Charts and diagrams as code

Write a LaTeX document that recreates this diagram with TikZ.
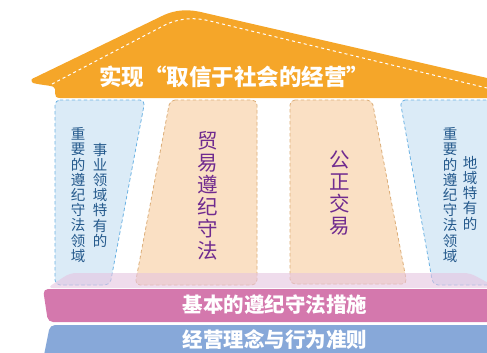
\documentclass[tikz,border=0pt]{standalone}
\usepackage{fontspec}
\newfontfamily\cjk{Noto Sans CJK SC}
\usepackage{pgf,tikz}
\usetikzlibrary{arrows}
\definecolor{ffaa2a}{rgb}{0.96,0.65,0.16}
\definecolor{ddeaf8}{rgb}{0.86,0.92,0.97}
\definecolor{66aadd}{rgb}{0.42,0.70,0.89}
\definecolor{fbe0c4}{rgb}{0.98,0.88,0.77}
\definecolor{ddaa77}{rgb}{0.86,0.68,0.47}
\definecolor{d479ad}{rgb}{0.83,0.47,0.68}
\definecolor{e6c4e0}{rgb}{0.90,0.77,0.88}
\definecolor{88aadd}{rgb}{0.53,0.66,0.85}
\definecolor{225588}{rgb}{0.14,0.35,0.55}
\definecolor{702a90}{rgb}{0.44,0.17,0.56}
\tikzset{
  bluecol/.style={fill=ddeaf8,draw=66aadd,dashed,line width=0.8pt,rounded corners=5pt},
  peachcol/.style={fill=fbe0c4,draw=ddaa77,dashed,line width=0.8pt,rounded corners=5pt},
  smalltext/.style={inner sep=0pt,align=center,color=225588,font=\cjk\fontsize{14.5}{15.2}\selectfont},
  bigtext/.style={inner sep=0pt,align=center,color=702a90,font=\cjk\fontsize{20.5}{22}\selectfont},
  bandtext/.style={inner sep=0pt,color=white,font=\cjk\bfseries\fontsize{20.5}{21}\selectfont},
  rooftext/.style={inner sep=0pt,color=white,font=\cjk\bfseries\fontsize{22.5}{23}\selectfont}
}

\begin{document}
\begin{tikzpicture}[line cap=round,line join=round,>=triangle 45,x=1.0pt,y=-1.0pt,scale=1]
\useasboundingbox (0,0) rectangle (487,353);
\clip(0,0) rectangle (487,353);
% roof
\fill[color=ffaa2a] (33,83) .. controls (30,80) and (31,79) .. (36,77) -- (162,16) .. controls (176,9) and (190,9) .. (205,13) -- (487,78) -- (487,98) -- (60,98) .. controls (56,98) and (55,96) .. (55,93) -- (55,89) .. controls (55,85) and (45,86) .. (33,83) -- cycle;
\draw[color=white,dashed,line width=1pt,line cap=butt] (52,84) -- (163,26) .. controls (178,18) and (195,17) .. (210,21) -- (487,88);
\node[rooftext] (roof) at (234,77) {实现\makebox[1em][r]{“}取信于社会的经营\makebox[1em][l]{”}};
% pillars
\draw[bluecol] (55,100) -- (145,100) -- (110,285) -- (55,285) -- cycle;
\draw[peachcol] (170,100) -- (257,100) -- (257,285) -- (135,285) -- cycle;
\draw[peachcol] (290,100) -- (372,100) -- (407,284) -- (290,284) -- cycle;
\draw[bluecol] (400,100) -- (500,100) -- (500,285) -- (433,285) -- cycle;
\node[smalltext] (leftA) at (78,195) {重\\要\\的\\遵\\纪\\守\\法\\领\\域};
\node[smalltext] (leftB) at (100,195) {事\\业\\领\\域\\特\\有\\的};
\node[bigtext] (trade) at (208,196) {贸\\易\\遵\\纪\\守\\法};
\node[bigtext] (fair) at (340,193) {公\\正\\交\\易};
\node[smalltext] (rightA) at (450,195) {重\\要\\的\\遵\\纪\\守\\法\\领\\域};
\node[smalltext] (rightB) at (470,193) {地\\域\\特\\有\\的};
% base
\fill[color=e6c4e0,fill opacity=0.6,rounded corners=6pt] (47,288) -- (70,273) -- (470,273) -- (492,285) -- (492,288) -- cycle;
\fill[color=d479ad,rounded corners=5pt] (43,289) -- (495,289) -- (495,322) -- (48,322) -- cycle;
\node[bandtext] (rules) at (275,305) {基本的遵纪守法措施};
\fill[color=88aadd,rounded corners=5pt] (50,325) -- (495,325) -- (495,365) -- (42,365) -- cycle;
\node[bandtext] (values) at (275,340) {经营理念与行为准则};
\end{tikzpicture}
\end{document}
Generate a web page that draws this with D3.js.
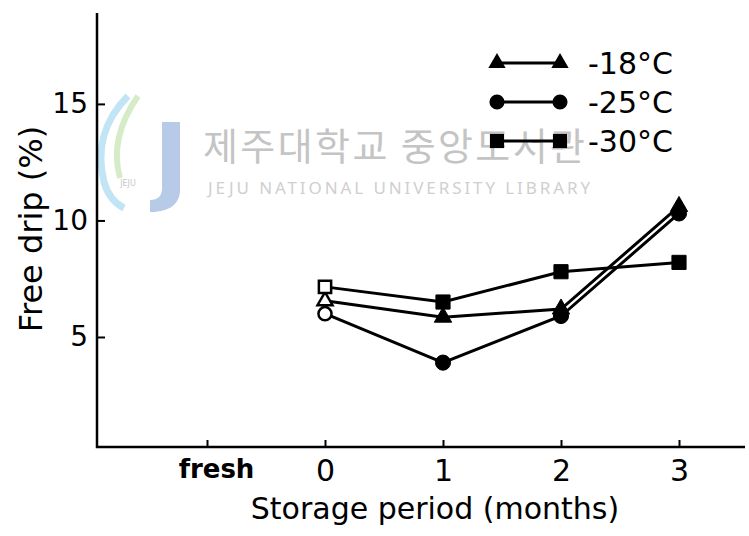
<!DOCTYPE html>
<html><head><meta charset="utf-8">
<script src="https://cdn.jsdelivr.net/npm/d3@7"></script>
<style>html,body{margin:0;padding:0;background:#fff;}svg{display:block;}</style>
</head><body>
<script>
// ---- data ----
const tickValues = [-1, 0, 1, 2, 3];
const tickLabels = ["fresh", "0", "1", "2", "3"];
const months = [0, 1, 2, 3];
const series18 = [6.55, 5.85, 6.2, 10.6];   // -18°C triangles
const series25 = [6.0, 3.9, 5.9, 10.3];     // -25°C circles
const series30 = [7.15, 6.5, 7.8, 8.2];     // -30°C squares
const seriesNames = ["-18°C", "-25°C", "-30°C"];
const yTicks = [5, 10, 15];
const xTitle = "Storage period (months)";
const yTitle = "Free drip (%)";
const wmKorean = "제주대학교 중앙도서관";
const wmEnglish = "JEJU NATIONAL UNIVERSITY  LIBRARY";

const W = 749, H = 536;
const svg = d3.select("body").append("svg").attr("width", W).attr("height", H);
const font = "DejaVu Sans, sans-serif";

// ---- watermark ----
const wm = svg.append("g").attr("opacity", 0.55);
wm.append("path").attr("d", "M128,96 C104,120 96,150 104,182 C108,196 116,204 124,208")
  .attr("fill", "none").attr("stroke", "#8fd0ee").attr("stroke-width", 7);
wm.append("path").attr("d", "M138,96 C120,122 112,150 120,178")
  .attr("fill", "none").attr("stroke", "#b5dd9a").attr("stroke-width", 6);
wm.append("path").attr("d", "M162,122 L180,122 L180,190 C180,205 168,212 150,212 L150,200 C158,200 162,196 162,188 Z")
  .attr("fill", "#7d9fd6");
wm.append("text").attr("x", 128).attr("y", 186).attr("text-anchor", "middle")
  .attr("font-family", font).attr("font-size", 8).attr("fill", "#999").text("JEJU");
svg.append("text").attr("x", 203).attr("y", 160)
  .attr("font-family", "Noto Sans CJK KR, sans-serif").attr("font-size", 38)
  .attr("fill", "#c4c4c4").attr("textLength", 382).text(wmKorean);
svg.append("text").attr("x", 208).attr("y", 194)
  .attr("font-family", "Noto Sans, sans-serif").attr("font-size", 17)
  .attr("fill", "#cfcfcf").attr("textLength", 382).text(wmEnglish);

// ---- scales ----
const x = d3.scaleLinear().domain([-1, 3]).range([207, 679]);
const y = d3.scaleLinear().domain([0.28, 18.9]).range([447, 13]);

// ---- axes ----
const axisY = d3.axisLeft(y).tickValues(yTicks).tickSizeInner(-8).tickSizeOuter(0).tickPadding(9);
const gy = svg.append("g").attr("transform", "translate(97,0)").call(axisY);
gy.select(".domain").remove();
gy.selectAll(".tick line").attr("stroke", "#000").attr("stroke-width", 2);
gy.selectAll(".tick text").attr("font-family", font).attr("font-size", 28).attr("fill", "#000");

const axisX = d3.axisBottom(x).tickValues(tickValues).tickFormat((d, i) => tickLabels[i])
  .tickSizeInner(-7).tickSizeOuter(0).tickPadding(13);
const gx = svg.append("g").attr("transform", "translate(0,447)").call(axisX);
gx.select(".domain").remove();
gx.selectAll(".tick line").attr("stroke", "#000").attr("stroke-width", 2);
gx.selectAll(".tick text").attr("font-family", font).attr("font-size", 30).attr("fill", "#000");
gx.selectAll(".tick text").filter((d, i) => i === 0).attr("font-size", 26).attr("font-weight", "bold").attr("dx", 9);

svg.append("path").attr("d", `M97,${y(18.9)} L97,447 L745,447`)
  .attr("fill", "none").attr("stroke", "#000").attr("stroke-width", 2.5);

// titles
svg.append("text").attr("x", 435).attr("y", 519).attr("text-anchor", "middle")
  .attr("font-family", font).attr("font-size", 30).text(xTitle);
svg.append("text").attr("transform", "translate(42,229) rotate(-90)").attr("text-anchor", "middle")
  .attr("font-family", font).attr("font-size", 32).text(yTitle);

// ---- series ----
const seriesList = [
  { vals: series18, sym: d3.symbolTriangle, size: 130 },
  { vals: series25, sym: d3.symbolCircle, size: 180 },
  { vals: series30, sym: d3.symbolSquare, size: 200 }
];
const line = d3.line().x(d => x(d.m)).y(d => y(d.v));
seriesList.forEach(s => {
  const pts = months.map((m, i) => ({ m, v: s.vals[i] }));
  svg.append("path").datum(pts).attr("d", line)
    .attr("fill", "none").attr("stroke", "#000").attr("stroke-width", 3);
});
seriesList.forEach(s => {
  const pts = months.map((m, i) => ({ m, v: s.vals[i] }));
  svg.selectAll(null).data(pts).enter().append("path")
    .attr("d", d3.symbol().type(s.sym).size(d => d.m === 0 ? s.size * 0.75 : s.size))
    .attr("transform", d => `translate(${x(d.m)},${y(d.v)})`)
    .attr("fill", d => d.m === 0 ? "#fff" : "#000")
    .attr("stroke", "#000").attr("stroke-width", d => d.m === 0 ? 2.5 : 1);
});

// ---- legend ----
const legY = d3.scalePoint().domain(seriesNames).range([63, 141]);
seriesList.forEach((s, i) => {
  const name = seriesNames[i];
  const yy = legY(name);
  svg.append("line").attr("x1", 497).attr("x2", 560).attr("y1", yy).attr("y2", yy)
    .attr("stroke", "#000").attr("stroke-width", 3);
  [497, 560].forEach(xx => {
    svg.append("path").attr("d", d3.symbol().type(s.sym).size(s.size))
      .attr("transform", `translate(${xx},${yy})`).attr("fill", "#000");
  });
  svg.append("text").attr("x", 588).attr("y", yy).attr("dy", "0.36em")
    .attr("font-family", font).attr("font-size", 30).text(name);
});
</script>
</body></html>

TO BE DONE
Look through the records and gather every line containing "that".

ANSWER FOR THIS EXERCISE
Write a LaTeX document that recreates this diagram with TikZ.
Generate a web page that draws this with D3.js.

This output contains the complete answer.